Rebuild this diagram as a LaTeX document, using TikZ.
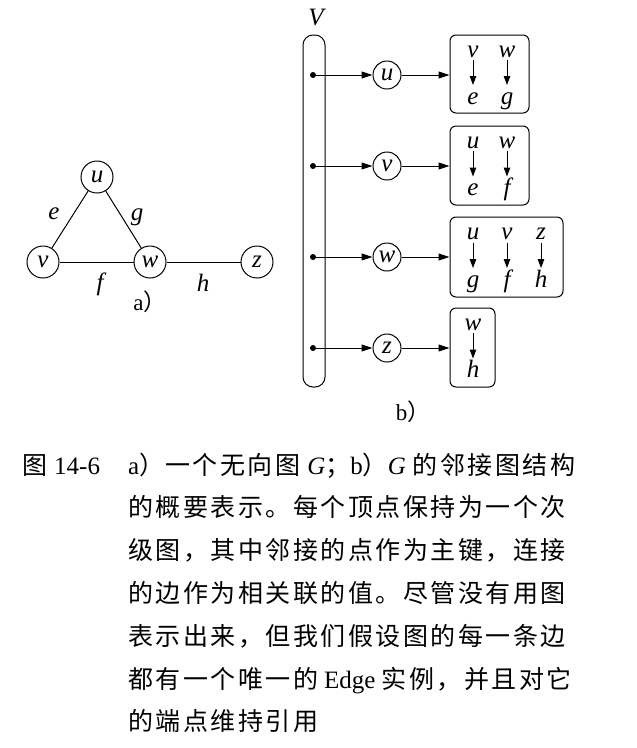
\documentclass[tikz,border=0pt]{standalone}
\usepackage{fontspec}
\setmainfont{Liberation Serif}
\newfontfamily\cjk{Noto Sans CJK SC}
\newfontfamily\cjkc{Noto Sans CJK SC}[LetterSpace=10]
\usetikzlibrary{arrows.meta}
\begin{document}
\begin{tikzpicture}[x=1pt,y=-1pt,
  every node/.style={inner sep=0pt},
  lt/.style={font=\fontsize{25}{25}\selectfont\itshape},
  vA/.style={circle,draw,line width=1pt,minimum size=32pt,lt},
  vB/.style={circle,draw,line width=1pt,minimum size=28pt,lt},
  gedge/.style={line width=1pt},
  arr/.style={line width=1pt,-{Triangle[length=11pt,width=7pt]}},
  sarr/.style={line width=1pt,-{Triangle[length=9pt,width=6.5pt]}},
  dot/.style={circle,fill,minimum size=6pt},
  mapbox/.style={draw,line width=1pt,rounded corners=6pt},
  key/.style={lt,anchor=base,outer sep=3pt,text height=10pt,text depth=0pt},
  val/.style={lt,anchor=base,outer sep=1pt,text height=18pt,text depth=0pt},
  sublabel/.style={font=\fontsize{23}{23}\selectfont,anchor=base},
  capline/.style={anchor=base west,font=\fontsize{25}{25}\selectfont}
]
\useasboundingbox (0,0) rectangle (637,748);

% ---------- a) ----------
\node[vA] (u) at (97,177) {u};
\node[vA] (v) at (43,262) {v};
\node[vA] (w) at (150,262) {w};
\node[vA] (z) at (257,262) {z};
\draw[gedge] (u) -- (v);
\draw[gedge] (u) -- (w);
\draw[gedge] (v) -- (w);
\draw[gedge] (w) -- (z);
\node[lt] (le) at (54,214) {e};
\node[lt] (lg) at (137,217) {g};
\node[lt] (lf) at (100,284) {f};
\node[lt] (lh) at (203,283) {h};
\node[sublabel] (la) at (150,310) {a{\cjk ）}};

% ---------- b) ----------
\node[lt,anchor=base] (Vlab) at (316,25) {V};
\node[draw,line width=1pt,rounded corners=10pt,minimum width=22pt,minimum height=352pt] (Vbar) at (314,211) {};

\node[dot] (d1) at (313,75) {};
\node[dot] (d2) at (313,166) {};
\node[dot] (d3) at (313,257) {};
\node[dot] (d4) at (313,348) {};

\node[vB] (bu) at (387,75) {u};
\node[vB] (bv) at (387,166) {v};
\node[vB] (bw) at (387,257) {w};
\node[vB] (bz) at (387,348) {z};

\node[mapbox,minimum width=79pt,minimum height=78pt] (Bu) at (489.5,74) {};
\node[mapbox,minimum width=79pt,minimum height=79pt] (Bv) at (489.5,165.5) {};
\node[mapbox,minimum width=113pt,minimum height=80pt] (Bw) at (506.5,257) {};
\node[mapbox,minimum width=45pt,minimum height=79pt] (Bz) at (472.5,347.5) {};

\draw[arr] (d1) -- (bu);
\draw[arr] (d2) -- (bv);
\draw[arr] (d3) -- (bw);
\draw[arr] (d4) -- (bz);
\draw[arr] (bu) -- (bu -| Bu.west);
\draw[arr] (bv) -- (bv -| Bv.west);
\draw[arr] (bw) -- (bw -| Bw.west);
\draw[arr] (bz) -- (bz -| Bz.west);

% box u
\node[key] (ku1) at (473,57) {v};
\node[key] (ku2) at (507,57) {w};
\node[val] (vu1) at (473,104) {e};
\node[val] (vu2) at (507,104) {g};
% box v
\node[key] (kv1) at (473,148) {u};
\node[key] (kv2) at (507,148) {w};
\node[val] (vv1) at (473,195.5) {e};
\node[val] (vv2) at (507,195.5) {f};
% box w
\node[key] (kw1) at (473,239.5) {u};
\node[key] (kw2) at (507,239.5) {v};
\node[key] (kw3) at (541,239.5) {z};
\node[val] (vw1) at (473,287) {g};
\node[val] (vw2) at (507,287) {f};
\node[val] (vw3) at (541,287) {h};
% box z
\node[key] (kz1) at (473,330) {w};
\node[val] (vz1) at (473,377.5) {h};

\foreach \a/\b in {ku1/vu1,ku2/vu2,kv1/vv1,kv2/vv2,kw1/vw1,kw2/vw2,kw3/vw3,kz1/vz1}
  \draw[sarr] (\a.south) -- (\b.north);

\node[sublabel] (lb) at (413,420) {b{\cjk ）}};

% ---------- caption ----------
\node[capline] (c0) at (22,474) {{\cjk 图}\hskip 7pt 14-6};
\node[capline] (c1) at (128,474) {a{\cjk ）}\hskip 1pt{\cjkc 一个无向图}\hskip 7pt{\itshape G}{\cjk ；}b{\cjk ）}{\itshape G}\hskip 7pt{\cjkc 的邻接图结构}};
\node[capline] (c2) at (128,516.8) {\cjkc 的概要表示。每个顶点保持为一个次};
\node[capline] (c3) at (128,559.6) {\cjkc 级图，其中邻接的点作为主键，连接};
\node[capline] (c4) at (128,602.4) {\cjkc 的边作为相关联的值。尽管没有用图};
\node[capline] (c5) at (128,645.2) {\cjkc 表示出来，但我们假设图的每一条边};
\node[capline] (c6) at (128,688) {{\cjkc 都有一个唯一的}\hskip 6pt Edge\hskip 6pt{\cjkc 实例，并且对它}};
\node[capline] (c7) at (128,730.8) {\cjkc 的端点维持引用};
\end{tikzpicture}
\end{document}
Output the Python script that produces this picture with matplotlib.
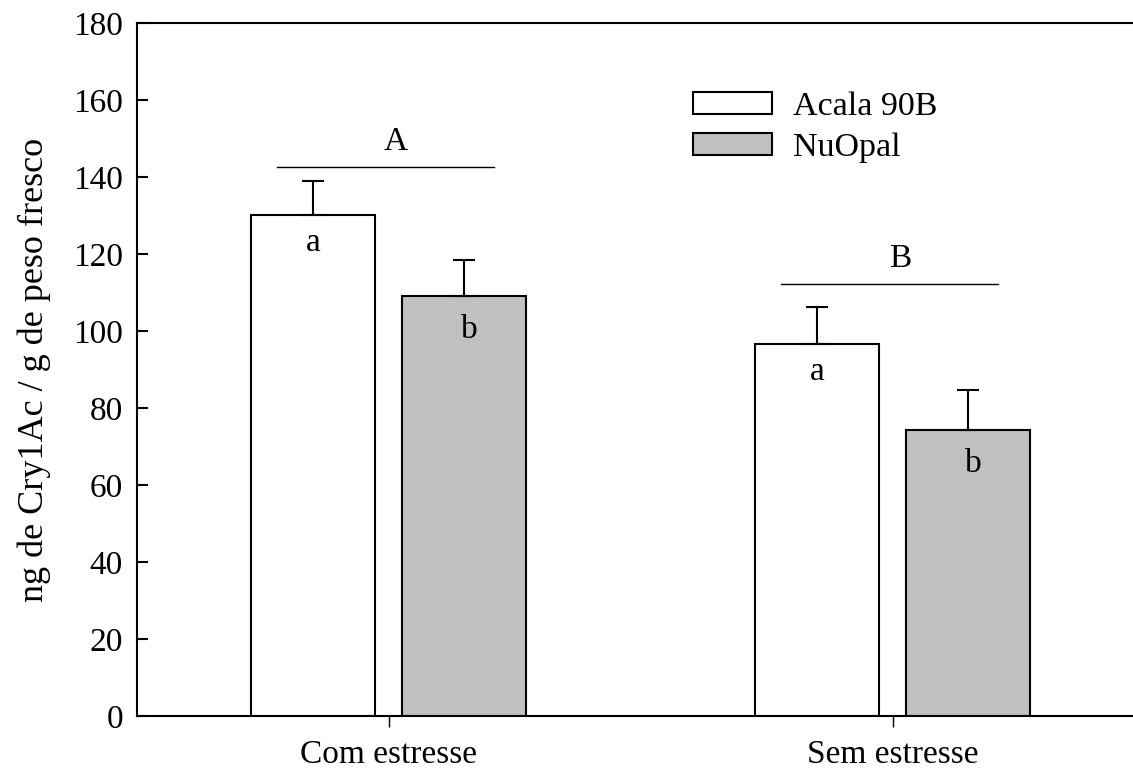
import numpy as np
import matplotlib
matplotlib.use('Agg')
import matplotlib.pyplot as plt

matplotlib.rcParams.update({'font.family': 'Liberation Serif', 'font.size': 24})

categories = ['Com estresse', 'Sem estresse']
series     = ['Acala 90B', 'NuOpal']
acala      = [130.2, 96.7]
nuopal     = [109.1, 74.2]
acala_err  = [8.7, 9.6]
nuopal_err = [9.3, 10.5]
letters_acala  = ['a', 'a']
letters_nuopal = ['b', 'b']
groups     = ['A', 'B']
group_y    = [142.6, 112.3]
yticks     = [0, 20, 40, 60, 80, 100, 120, 140, 160, 180]

fig = plt.figure(figsize=(11.33, 7.73), dpi=100)
ax  = fig.add_axes([137/1133, 1-716/773, 1-137/1133, (716-23)/773])

x     = np.arange(len(categories))
w     = 0.246
off   = 0.15
lw    = 1.5
ekw   = dict(elinewidth=lw, capthick=lw, ecolor='k')

ax.bar(x-off, acala, w, color='white', edgecolor='k', lw=lw, label=series[0],
       yerr=[np.zeros(2), acala_err], capsize=8, error_kw=ekw)
ax.bar(x+off, nuopal, w, color='#c0c0c0', edgecolor='k', lw=lw, label=series[1],
       yerr=[np.zeros(2), nuopal_err], capsize=8, error_kw=ekw)

for i in range(len(categories)):
    ax.text(x[i]-off, acala[i]-7.3, letters_acala[i], ha='center', va='center')
    ax.text(x[i]+off+0.01, nuopal[i]-8.8, letters_nuopal[i], ha='center', va='center')
    ax.plot([x[i]-0.221, x[i]+0.21], [group_y[i]]*2, c='k', lw=1)
    ax.text(x[i]+0.015, group_y[i]+2.5, groups[i], ha='center', va='bottom')

ax.set_xlim(-0.499, 1.477)
ax.set_ylim(0, 180)
ax.set_xticks(x)
ax.set_xticklabels(categories)
ax.set_yticks(yticks)
ax.tick_params(axis='y', direction='in', length=8, width=lw, pad=10)
ax.tick_params(axis='x', direction='out', length=8, width=1, pad=9)
ax.spines['right'].set_visible(False)
for s in ['left', 'bottom', 'top']:
    ax.spines[s].set_linewidth(lw)
ax.set_ylabel('ng de Cry1Ac / g de peso fresco', fontsize=26, labelpad=16)

ax.legend(loc='upper left', bbox_to_anchor=(0.527, 0.945), frameon=False,
          handlelength=2.35, handleheight=0.6, labelspacing=0.3, handletextpad=0.6,
          fontsize=24.5)

plt.savefig('out.png')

□ □ □ □ □ □ □

- _Aim_
Which lines above hold the word "this"? Copy each of them.

- _Result of the task_
Rebuild this diagram as a LaTeX document, using TikZ.
Output the Python script that produces this picture with matplotlib.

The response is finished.